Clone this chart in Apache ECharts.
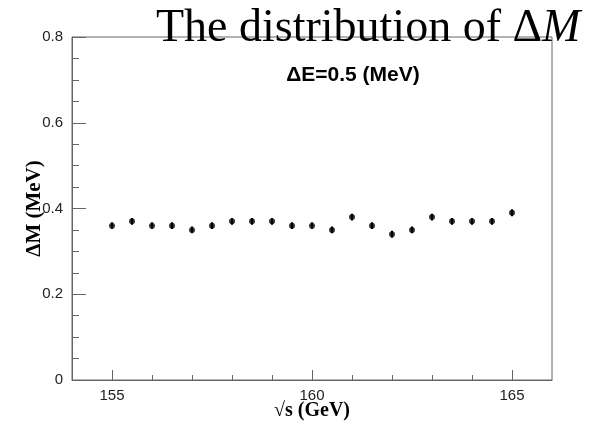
<!DOCTYPE html>
<html><head><meta charset="utf-8">
<script src="https://cdn.jsdelivr.net/npm/echarts@6/dist/echarts.min.js"></script>
<style>html,body{margin:0;padding:0;background:#fff}#c{width:597px;height:426px}</style>
</head><body><div id="c"></div>
<script>
const energies = [155,155.5,156,156.5,157,157.5,158,158.5,159,159.5,160,160.5,161,161.5,162,162.5,163,163.5,164,164.5,165];
const deltaM   = [0.36,0.37,0.36,0.36,0.35,0.36,0.37,0.37,0.37,0.36,0.36,0.35,0.38,0.36,0.34,0.35,0.38,0.37,0.37,0.37,0.39];
const errors   = [0.008,0.008,0.008,0.008,0.008,0.008,0.008,0.008,0.008,0.008,0.008,0.008,0.008,0.008,0.008,0.008,0.008,0.008,0.008,0.008,0.008];
const xMajorTicks = [155,160,165];
const xMinorTicks = [155,156,157,158,159,160,161,162,163,164,165];

const chart = echarts.init(document.getElementById('c'), null, {renderer:'canvas'});
const axisColor = '#666';
const pts = energies.map((e,i)=>[e, deltaM[i], errors[i]]);
chart.setOption({
  animation:false,
  title:[
    {text:'The distribution of Δ{i|M}', left:151, top:1,
     textStyle:{fontFamily:'Liberation Serif', fontSize:46, fontWeight:'normal', color:'#000',
       rich:{i:{fontFamily:'Liberation Serif', fontSize:46, fontStyle:'italic', color:'#000'}}}},
    {text:'ΔE=0.5 (MeV)', left:348, top:60, textAlign:'center',
     textStyle:{fontFamily:'Liberation Sans', fontSize:21, fontWeight:'bold', color:'#000'}}
  ],
  grid:{left:72, right:45, top:37, bottom:46, outerBoundsMode:'none', containLabel:false,
        show:true, borderColor:axisColor, borderWidth:1, backgroundColor:'transparent'},
  xAxis:[
    {type:'value', min:154, max:166, position:'bottom',
     name:'√s (GeV)', nameLocation:'middle', nameGap:21, nameMoveOverlap:false,
     nameTextStyle:{fontFamily:'Liberation Serif', fontSize:20, fontWeight:'bold', color:'#000'},
     axisLine:{show:true, lineStyle:{color:axisColor}},
     axisTick:{show:true, inside:true, length:10, customValues:xMajorTicks, lineStyle:{color:axisColor}},
     axisLabel:{customValues:xMajorTicks, margin:8, fontFamily:'Liberation Sans', fontSize:15, color:'#222'},
     splitLine:{show:false}},
    {type:'value', min:154, max:166, position:'bottom',
     axisLine:{show:false},
     axisTick:{show:true, inside:true, length:5, customValues:xMinorTicks, lineStyle:{color:axisColor}},
     axisLabel:{show:false}, splitLine:{show:false}}
  ],
  yAxis:{type:'value', min:0, max:0.8, interval:0.2,
     name:'ΔM (MeV)', nameLocation:'middle', nameGap:27, nameMoveOverlap:false,
     nameTextStyle:{fontFamily:'Liberation Serif', fontSize:21, fontWeight:'bold', color:'#000'},
     axisLine:{show:true, lineStyle:{color:axisColor}},
     axisTick:{show:true, inside:true, length:14, lineStyle:{color:axisColor}},
     minorTick:{show:true, splitNumber:4, length:7, lineStyle:{color:axisColor}},
     axisLabel:{margin:9, fontFamily:'Liberation Sans', fontSize:15, color:'#222'},
     splitLine:{show:false}, minorSplitLine:{show:false}},
  series:[
    {type:'custom', xAxisIndex:0,
     renderItem:function(params, api){
       const x = api.value(0), y = api.value(1), e = api.value(2);
       const lo = api.coord([x, y - e]), hi = api.coord([x, y + e]);
       return {type:'line', shape:{x1:lo[0], y1:lo[1], x2:hi[0], y2:hi[1]}, style:{stroke:'#000', lineWidth:2}};
     },
     data:pts, z:3},
    {type:'scatter', xAxisIndex:0, symbol:'circle', symbolSize:6, itemStyle:{color:'#000'},
     data:pts.map(p=>[p[0],p[1]]), z:4}
  ]
});
</script></body></html>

● ● ● ● ●

• **Goal**
Leave the pictures out and reproduce exactly the lines from the top of the listing above through the line with "xMinorTicks = [155,156,157,158,159,160,161,162,163,164,165];".

• **Result**
Clone this chart in Apache ECharts.
<!DOCTYPE html>
<html><head><meta charset="utf-8">
<script src="https://cdn.jsdelivr.net/npm/echarts@6/dist/echarts.min.js"></script>
<style>html,body{margin:0;padding:0;background:#fff}#c{width:597px;height:426px}</style>
</head><body><div id="c"></div>
<script>
const energies = [155,155.5,156,156.5,157,157.5,158,158.5,159,159.5,160,160.5,161,161.5,162,162.5,163,163.5,164,164.5,165];
const deltaM   = [0.36,0.37,0.36,0.36,0.35,0.36,0.37,0.37,0.37,0.36,0.36,0.35,0.38,0.36,0.34,0.35,0.38,0.37,0.37,0.37,0.39];
const errors   = [0.008,0.008,0.008,0.008,0.008,0.008,0.008,0.008,0.008,0.008,0.008,0.008,0.008,0.008,0.008,0.008,0.008,0.008,0.008,0.008,0.008];
const xMajorTicks = [155,160,165];
const xMinorTicks = [155,156,157,158,159,160,161,162,163,164,165];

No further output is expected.